§ **TO BE DONE**:
Each line that holds the word "this" is to be identified and copied.

------ INFORMATION SUPPLIED

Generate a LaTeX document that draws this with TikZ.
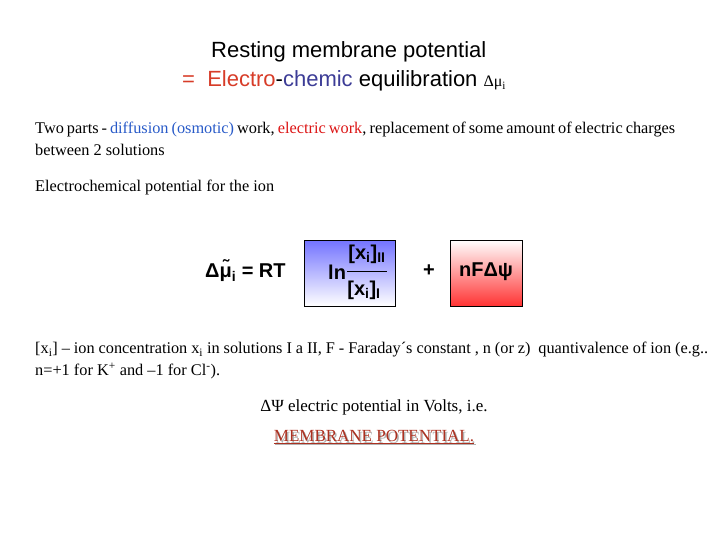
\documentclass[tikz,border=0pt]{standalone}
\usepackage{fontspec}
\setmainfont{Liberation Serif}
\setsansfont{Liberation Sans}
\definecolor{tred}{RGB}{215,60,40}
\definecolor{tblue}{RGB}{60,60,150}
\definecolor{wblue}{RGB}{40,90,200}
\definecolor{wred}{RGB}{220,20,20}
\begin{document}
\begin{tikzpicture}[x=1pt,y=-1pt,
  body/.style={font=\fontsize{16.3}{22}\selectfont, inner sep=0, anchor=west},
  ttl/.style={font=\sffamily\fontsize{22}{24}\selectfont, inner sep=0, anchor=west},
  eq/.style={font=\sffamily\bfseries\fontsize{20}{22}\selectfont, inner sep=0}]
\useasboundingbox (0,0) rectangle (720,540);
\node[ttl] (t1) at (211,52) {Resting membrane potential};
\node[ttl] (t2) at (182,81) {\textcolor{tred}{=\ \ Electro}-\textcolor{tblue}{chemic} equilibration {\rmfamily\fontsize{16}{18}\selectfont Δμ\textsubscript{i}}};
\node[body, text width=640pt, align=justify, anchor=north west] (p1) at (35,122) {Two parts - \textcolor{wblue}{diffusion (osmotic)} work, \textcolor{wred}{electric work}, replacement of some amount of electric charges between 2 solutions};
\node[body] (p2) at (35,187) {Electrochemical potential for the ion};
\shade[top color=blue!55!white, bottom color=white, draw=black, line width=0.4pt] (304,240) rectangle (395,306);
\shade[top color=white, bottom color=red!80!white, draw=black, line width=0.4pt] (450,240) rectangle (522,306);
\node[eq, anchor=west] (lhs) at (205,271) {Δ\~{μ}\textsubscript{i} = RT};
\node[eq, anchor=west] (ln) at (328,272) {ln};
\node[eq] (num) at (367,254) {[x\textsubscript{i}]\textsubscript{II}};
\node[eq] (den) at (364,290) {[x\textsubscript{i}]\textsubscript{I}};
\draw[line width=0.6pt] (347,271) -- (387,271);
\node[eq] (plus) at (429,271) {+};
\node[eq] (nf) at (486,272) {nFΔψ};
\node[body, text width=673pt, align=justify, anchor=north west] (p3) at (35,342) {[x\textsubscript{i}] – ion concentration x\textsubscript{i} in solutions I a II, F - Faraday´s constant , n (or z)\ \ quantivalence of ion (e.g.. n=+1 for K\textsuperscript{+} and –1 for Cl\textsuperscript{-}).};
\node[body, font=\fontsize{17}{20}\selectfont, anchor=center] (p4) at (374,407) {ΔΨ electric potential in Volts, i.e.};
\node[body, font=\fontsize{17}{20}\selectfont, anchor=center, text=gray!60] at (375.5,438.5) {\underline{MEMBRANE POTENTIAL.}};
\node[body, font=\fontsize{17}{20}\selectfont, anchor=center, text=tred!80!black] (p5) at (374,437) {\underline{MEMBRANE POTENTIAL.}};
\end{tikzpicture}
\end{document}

------------
------ INFORMATION SUPPLIED

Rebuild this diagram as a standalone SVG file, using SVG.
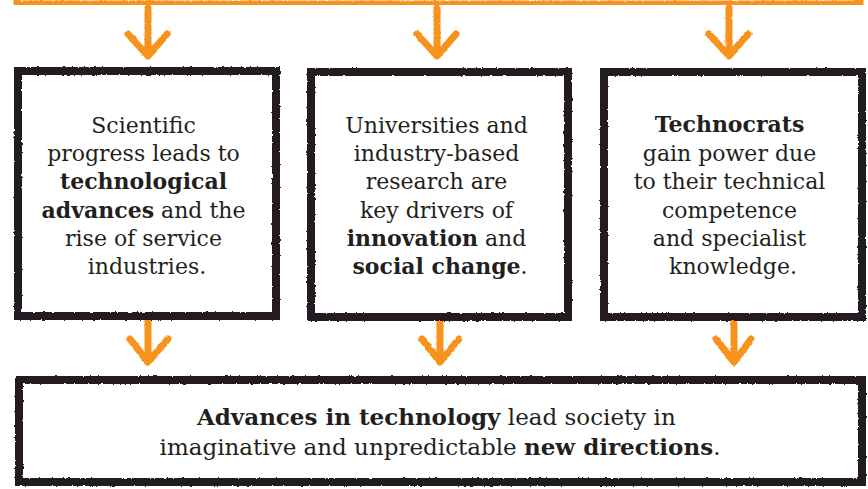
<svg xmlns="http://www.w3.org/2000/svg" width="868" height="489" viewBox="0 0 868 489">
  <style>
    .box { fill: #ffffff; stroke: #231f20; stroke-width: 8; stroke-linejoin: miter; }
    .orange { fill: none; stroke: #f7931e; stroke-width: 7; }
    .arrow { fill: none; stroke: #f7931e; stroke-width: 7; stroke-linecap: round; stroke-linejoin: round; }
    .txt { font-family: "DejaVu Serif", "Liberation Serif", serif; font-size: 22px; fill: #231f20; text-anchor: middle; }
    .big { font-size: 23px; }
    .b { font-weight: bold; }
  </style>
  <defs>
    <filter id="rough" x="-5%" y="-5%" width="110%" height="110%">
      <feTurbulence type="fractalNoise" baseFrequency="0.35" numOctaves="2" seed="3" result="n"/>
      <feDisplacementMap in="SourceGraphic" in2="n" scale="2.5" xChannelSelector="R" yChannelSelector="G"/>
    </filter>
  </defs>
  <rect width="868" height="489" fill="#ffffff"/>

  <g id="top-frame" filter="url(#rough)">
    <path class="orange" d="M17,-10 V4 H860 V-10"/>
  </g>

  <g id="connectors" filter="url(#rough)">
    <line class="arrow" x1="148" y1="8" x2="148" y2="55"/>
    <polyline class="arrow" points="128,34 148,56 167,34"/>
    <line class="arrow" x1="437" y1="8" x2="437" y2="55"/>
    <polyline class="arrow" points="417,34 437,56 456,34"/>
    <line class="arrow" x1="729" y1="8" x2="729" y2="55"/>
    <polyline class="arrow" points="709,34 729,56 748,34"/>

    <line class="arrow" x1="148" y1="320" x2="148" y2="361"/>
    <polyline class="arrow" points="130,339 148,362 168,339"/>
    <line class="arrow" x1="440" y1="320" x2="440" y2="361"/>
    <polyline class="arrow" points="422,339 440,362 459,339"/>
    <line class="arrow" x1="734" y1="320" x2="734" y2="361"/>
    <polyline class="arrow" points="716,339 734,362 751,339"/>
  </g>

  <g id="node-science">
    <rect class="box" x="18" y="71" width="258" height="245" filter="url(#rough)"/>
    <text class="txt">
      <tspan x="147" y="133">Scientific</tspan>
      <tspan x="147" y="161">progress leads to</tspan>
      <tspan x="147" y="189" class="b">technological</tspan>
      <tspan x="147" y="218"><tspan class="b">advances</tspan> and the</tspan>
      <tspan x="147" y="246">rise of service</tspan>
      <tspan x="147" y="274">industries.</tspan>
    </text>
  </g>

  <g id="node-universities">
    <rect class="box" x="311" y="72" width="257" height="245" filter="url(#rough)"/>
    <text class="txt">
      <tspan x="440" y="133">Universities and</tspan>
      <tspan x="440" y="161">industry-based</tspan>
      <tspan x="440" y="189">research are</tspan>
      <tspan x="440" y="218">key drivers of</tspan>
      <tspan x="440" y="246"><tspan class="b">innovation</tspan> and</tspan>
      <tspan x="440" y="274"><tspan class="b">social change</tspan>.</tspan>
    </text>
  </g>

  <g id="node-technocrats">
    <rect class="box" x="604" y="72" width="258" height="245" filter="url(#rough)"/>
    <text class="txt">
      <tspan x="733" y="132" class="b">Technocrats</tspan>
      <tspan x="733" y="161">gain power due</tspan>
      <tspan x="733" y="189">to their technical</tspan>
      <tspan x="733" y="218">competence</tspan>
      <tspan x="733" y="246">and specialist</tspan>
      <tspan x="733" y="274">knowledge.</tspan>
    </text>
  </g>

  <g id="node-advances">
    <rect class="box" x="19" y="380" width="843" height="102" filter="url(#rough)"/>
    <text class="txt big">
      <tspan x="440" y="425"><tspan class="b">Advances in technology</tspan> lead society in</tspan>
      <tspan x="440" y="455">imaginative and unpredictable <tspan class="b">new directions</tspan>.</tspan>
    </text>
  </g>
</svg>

------------
------ INFORMATION SUPPLIED

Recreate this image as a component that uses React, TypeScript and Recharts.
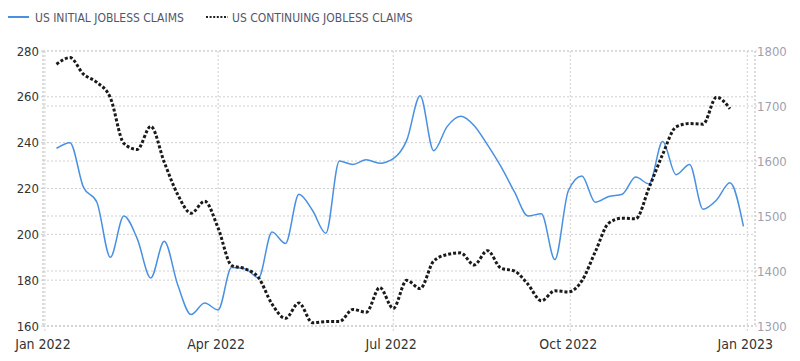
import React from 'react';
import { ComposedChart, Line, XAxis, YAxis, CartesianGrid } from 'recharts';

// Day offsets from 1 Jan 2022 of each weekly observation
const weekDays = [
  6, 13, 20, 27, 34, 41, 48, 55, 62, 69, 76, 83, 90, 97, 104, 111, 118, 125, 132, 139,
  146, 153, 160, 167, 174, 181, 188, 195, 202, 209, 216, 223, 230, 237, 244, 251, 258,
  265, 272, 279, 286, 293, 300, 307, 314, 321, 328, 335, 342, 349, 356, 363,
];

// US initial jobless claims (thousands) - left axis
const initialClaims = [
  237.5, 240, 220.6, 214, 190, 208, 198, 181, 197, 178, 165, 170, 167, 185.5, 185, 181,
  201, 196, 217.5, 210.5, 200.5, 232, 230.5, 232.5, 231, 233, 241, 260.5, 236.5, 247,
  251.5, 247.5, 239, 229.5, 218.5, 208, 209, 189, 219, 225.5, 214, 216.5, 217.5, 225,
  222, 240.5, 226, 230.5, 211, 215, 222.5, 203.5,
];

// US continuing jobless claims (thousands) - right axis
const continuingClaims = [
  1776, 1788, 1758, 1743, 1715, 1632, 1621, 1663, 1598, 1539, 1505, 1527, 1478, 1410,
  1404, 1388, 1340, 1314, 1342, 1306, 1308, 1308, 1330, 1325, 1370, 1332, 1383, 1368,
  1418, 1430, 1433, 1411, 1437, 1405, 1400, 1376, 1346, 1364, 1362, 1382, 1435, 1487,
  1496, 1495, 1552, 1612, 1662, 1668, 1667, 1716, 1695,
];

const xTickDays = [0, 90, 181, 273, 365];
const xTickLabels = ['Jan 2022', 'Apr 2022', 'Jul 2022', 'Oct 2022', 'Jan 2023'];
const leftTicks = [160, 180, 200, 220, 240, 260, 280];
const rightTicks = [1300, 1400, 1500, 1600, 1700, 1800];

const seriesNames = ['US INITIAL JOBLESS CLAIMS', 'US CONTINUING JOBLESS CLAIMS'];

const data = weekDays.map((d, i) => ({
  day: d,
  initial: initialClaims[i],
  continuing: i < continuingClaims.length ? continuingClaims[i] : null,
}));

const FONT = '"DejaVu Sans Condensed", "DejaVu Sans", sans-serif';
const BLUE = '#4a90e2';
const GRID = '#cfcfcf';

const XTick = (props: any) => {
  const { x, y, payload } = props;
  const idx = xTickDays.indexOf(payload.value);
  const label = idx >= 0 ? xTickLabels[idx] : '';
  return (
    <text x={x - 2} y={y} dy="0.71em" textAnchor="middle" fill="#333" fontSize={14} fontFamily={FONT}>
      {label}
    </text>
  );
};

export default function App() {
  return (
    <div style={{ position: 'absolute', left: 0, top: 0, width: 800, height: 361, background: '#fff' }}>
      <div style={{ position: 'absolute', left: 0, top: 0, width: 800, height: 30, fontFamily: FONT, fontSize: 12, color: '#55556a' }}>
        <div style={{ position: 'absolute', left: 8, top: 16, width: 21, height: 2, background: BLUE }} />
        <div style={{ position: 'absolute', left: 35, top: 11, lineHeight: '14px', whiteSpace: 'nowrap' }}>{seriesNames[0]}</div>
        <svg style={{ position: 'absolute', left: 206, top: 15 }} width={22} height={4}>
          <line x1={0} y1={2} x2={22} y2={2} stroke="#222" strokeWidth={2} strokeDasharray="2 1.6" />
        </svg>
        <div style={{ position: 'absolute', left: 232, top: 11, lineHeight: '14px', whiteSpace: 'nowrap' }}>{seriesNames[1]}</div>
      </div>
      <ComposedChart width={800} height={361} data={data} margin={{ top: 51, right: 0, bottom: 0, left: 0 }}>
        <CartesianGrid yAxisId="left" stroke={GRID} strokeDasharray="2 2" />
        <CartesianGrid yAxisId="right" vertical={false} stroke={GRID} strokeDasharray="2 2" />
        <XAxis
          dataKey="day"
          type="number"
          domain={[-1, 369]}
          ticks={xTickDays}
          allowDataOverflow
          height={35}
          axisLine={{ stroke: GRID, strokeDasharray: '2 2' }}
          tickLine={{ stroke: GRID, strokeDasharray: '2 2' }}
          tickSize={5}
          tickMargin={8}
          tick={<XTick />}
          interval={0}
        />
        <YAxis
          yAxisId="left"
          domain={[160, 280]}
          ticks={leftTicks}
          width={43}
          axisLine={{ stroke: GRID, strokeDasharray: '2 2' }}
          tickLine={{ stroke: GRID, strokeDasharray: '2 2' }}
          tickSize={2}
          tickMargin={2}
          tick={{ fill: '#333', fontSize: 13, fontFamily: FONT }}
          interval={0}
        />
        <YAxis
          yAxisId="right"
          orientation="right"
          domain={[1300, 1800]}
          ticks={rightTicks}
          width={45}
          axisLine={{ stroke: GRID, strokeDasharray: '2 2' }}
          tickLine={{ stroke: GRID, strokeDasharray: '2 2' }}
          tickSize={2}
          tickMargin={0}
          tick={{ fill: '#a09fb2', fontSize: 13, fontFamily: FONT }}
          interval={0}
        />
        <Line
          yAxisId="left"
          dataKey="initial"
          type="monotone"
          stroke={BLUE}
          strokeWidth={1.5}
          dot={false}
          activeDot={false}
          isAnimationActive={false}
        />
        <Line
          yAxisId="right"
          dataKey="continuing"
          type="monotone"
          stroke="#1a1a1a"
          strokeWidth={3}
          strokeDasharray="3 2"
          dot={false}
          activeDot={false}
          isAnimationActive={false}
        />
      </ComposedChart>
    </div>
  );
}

------------

§ **ANSWER IN FULL**:
Generate a LaTeX document that draws this with TikZ.
Rebuild this diagram as a standalone SVG file, using SVG.
Recreate this image as a component that uses React, TypeScript and Recharts.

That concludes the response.